== Instructions for the task ==
Check each line of the listing, and copy it if it contains the word "this".

== Recorded information ==
###
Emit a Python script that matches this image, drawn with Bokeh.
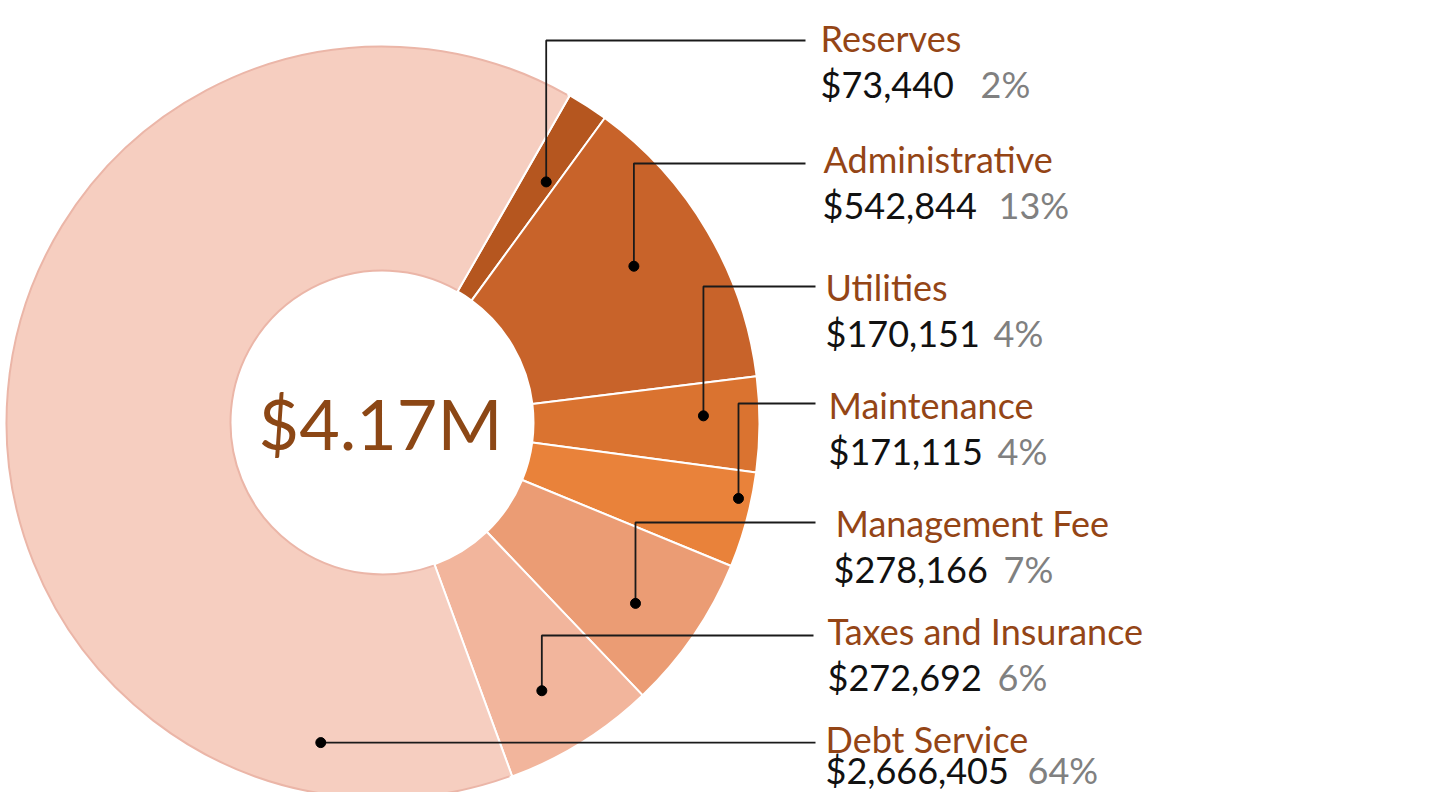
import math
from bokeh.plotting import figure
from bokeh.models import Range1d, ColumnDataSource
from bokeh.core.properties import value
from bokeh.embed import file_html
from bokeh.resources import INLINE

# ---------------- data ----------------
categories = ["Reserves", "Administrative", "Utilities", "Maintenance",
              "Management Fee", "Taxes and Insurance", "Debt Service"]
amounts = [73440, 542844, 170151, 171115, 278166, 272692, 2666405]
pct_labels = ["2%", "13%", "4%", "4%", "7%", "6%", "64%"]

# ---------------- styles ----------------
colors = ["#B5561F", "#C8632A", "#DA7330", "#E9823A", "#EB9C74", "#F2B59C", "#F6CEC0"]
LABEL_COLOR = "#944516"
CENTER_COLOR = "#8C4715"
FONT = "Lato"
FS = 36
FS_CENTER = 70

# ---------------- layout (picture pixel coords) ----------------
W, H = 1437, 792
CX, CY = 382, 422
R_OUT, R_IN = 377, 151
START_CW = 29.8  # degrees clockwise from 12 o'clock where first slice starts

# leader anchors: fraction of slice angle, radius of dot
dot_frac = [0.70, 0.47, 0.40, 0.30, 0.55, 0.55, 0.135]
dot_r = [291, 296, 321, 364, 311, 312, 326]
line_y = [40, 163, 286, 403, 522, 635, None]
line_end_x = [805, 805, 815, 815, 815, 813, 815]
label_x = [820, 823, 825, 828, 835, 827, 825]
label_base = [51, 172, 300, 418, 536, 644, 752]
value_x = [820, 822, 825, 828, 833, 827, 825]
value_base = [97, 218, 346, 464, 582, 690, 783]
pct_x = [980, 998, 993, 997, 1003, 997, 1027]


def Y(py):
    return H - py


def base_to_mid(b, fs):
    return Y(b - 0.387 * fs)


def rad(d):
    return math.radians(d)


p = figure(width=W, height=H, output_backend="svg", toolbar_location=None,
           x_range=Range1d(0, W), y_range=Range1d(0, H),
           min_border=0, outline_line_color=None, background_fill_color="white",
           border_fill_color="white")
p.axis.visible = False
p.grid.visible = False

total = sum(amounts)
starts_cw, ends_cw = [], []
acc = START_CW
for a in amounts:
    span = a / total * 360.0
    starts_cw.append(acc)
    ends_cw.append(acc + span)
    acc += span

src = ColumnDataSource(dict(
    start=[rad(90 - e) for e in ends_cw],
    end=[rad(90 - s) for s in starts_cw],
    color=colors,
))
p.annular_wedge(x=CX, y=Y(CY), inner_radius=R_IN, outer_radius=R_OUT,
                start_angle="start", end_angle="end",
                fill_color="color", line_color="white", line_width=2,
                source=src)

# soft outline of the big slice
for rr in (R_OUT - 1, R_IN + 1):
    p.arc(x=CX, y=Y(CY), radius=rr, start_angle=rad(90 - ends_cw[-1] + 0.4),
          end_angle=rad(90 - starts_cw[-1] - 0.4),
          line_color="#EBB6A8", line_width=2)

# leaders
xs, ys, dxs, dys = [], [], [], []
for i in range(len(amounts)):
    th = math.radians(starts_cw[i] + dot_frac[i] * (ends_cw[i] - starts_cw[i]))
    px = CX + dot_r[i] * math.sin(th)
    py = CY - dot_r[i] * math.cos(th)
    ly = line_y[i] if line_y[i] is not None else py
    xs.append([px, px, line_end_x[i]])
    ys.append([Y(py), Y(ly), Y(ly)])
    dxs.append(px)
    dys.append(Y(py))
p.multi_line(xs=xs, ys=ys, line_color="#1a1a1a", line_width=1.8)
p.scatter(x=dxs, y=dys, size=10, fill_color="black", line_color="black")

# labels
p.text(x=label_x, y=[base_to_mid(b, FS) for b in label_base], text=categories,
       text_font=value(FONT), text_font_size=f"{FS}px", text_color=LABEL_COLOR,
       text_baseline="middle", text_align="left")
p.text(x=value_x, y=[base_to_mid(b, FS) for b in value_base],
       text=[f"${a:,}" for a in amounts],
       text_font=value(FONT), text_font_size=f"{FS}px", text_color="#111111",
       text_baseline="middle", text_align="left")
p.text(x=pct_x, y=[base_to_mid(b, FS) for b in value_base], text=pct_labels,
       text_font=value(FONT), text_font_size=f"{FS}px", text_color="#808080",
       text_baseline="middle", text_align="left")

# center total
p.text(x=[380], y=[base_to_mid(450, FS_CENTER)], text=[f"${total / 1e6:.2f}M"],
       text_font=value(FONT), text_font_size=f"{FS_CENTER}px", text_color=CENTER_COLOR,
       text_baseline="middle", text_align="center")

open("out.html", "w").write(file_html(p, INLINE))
###
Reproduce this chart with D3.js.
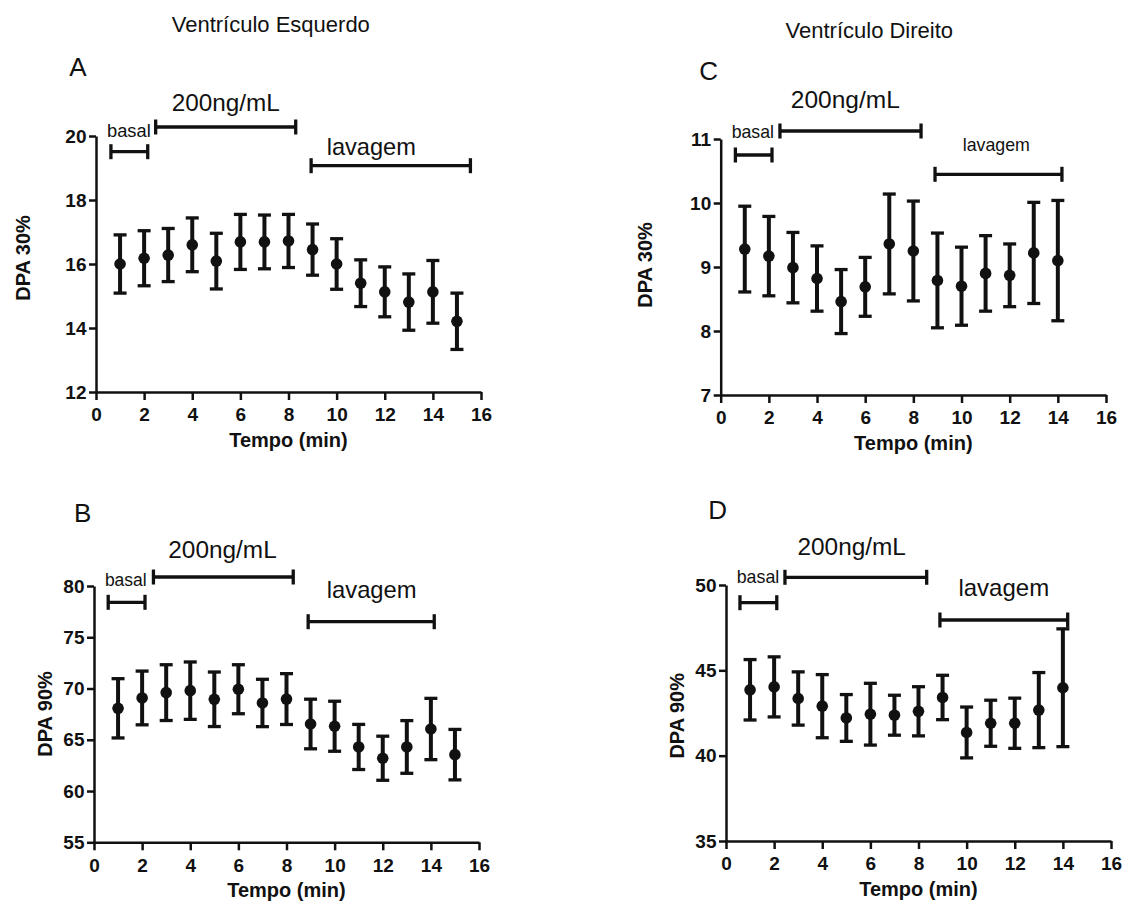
###
== Reply to the task ==
Emit a Python script that matches this image, drawn with Bokeh.
Reproduce this chart with D3.js.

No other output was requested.